## DESCRIPTION OF THE TASK
Leave the pictures out and quote every line from the start of the listing to the line with "plt.rcParams['font.family'] = ['DejaVu Sans']", inclusive.

## DATA SEGMENT
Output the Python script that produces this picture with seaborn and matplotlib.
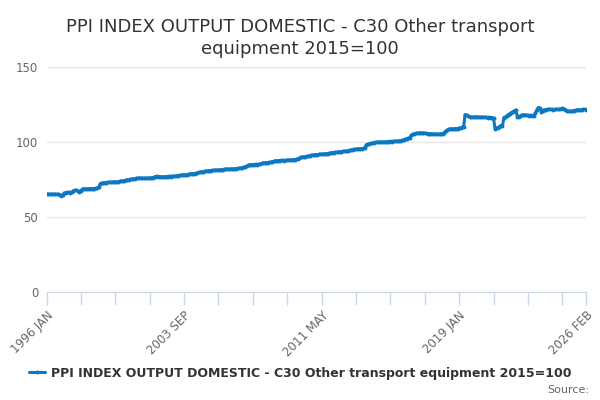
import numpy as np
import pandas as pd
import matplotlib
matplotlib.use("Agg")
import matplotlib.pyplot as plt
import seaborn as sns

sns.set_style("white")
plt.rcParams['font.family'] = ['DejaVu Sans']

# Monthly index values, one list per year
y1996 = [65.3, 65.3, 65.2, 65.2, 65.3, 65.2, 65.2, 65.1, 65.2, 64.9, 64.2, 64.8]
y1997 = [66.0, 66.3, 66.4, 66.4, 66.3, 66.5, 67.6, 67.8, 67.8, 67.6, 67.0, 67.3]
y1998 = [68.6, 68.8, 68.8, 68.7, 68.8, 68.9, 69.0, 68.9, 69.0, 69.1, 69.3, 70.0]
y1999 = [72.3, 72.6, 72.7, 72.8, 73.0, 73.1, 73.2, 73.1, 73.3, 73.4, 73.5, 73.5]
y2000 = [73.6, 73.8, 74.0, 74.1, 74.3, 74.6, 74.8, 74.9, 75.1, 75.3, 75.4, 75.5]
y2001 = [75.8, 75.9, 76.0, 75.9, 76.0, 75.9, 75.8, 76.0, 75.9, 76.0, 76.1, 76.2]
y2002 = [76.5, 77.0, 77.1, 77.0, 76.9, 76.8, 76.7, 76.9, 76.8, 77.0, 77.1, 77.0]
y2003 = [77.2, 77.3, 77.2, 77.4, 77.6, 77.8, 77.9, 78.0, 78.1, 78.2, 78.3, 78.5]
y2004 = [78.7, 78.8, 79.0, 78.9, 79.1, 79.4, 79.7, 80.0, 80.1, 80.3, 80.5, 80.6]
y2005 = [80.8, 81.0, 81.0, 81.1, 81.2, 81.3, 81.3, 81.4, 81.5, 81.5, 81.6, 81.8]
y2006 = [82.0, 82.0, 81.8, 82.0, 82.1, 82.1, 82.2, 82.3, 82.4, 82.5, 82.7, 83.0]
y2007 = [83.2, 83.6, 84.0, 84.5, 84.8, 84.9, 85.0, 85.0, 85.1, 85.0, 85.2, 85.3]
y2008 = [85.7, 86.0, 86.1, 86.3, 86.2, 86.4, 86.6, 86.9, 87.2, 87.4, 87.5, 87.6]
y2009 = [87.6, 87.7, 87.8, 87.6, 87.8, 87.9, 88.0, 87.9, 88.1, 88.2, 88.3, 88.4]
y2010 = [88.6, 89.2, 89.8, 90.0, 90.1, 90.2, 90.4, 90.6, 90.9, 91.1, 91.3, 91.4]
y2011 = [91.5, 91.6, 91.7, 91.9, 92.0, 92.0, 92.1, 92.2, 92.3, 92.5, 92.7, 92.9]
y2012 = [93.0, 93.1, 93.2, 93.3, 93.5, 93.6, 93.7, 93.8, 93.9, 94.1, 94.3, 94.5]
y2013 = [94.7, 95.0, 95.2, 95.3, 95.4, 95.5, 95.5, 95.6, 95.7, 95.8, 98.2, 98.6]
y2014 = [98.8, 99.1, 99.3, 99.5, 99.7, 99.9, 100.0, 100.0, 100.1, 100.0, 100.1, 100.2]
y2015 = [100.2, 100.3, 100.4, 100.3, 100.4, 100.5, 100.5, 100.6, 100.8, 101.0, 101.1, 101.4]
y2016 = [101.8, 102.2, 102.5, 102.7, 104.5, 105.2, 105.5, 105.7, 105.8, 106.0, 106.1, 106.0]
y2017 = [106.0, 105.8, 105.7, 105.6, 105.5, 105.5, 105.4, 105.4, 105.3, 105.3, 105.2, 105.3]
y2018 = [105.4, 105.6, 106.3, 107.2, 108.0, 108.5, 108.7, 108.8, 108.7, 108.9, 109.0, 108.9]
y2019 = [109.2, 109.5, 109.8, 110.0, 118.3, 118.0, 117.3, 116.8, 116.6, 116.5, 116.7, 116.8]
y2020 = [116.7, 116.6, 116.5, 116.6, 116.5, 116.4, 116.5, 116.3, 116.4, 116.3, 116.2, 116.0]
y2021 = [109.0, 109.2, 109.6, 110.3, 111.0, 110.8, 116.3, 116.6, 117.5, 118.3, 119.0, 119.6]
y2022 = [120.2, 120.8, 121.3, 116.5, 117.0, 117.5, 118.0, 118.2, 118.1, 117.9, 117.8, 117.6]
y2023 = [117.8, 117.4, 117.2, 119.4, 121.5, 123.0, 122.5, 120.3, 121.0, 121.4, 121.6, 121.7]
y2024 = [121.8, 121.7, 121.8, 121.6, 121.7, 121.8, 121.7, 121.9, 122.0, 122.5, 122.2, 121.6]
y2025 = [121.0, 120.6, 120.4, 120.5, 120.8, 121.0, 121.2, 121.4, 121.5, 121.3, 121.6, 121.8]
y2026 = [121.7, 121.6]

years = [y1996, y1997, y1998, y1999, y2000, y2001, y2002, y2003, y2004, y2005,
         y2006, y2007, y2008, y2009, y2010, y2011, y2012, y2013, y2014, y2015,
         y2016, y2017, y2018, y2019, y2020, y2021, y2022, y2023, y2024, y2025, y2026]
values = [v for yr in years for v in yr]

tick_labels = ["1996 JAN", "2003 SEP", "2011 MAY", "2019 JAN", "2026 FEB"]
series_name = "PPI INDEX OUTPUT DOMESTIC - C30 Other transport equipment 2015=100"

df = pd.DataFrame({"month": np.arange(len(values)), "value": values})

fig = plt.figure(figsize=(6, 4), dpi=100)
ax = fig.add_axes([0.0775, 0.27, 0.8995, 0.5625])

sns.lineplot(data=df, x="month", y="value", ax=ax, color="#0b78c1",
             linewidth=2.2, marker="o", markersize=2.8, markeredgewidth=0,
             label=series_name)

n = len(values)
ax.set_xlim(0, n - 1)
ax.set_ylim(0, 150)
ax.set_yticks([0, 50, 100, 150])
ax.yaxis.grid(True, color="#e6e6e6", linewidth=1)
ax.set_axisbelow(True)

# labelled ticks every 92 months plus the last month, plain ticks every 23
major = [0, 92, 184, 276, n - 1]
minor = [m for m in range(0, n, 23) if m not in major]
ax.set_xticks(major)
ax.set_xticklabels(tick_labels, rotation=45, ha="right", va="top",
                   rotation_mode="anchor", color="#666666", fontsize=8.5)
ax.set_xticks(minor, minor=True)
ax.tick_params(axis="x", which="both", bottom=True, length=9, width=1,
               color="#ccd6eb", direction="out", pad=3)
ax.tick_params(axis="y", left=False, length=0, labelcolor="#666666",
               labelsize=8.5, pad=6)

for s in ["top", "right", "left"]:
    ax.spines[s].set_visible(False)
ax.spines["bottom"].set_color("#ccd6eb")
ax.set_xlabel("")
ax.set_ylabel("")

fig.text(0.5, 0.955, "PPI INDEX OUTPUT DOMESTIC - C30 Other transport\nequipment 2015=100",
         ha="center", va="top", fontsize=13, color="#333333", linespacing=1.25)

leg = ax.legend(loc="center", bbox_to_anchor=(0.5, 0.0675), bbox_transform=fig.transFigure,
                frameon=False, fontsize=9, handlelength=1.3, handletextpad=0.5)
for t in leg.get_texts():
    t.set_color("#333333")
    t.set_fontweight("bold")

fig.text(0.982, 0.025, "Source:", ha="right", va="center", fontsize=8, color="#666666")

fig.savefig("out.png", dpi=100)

## EXERCISE SOLUTION
Output the Python script that produces this picture with seaborn and matplotlib.
import numpy as np
import pandas as pd
import matplotlib
matplotlib.use("Agg")
import matplotlib.pyplot as plt
import seaborn as sns

sns.set_style("white")
plt.rcParams['font.family'] = ['DejaVu Sans']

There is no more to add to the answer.